Editorials

Mini-CCC for the lakes

10/5/2011

The Obama Administration wants to give the Great Lakes region a little taste of New Deal-era gusto, with an environmental twist.

The White House says it will spend $6.6 million -- more than a third of that in the Toledo area -- to fund eight small-work projects across the Great Lakes basin. Each offers 20 or more temporary jobs for young people who are willing to get dirty to improve wildlife habitat and water quality. Assignments include stabilizing riverbanks to combat flooding and pollution from erosion, and killing invasive weeds that choke out native wetland plants.

For the Toledo area, that means $2.4 million for 80 mostly season jobs that will start next spring. Most will last a year.

The National Oceanic and Atmospheric Administration's Great Lakes laboratory in Ann Arbor has been awarded $1 million to control invasive plants in the Lower Black River, which flows primarily through Lorain County, and $811, 252 to restore habitat in the Maumee River and other local waterways.

The U.S. Fish and Wildlife Service will get $480,000 for conservation, restoration, and outreach at the Ottawa National Wildlife Refuge in Ottawa County. The U.S. Environmental Protection Agency is expected to announce plans for five other projects later this week.

It's unclear how much the investment is motivated by election-season politics in potential swing states. Conservatives will scoff that it is another government program that doesn't have legs to stand on its own. Yet studies continue to show that placing more wealth in the hands of the rich has failed to create jobs.

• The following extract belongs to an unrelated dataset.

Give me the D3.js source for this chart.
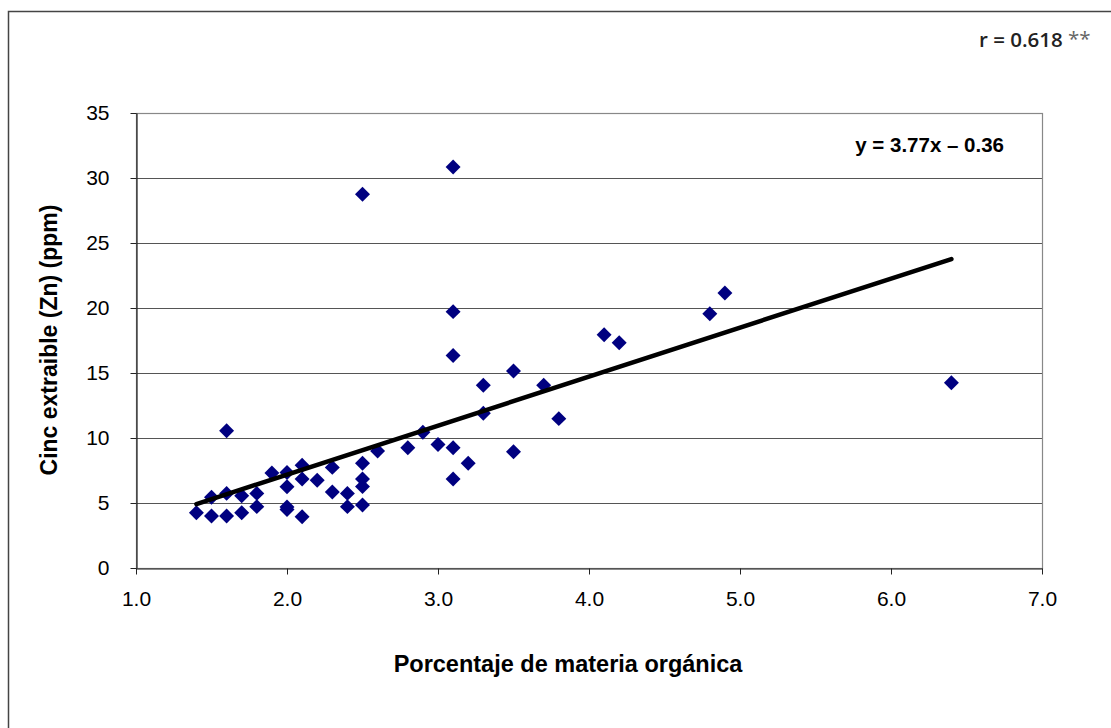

The projects will be paid for from President Obama's Great Lakes Restoration Initiative, funded this year at $300 million. The $6.6 million price tag is not enough to crimp plans for costly capital projects such as better sewer systems through that initiative.

The program resembles a miniature version of President Franklin Roosevelt's Civilian Conservation Corps, which put 2.5 million people to work over nine years during the Depression. But even a few idle hands put to useful environmental work is worthwhile. This region needs work, and it needs healthier lakes for everything from tourism to public health.

U.S. Rep. Marcy Kaptur (D., Toledo) said that tending to the Great Lakes' ecology "is like cutting your grass" -- necessary periodic maintenance. If it creates a few jobs, so much the better.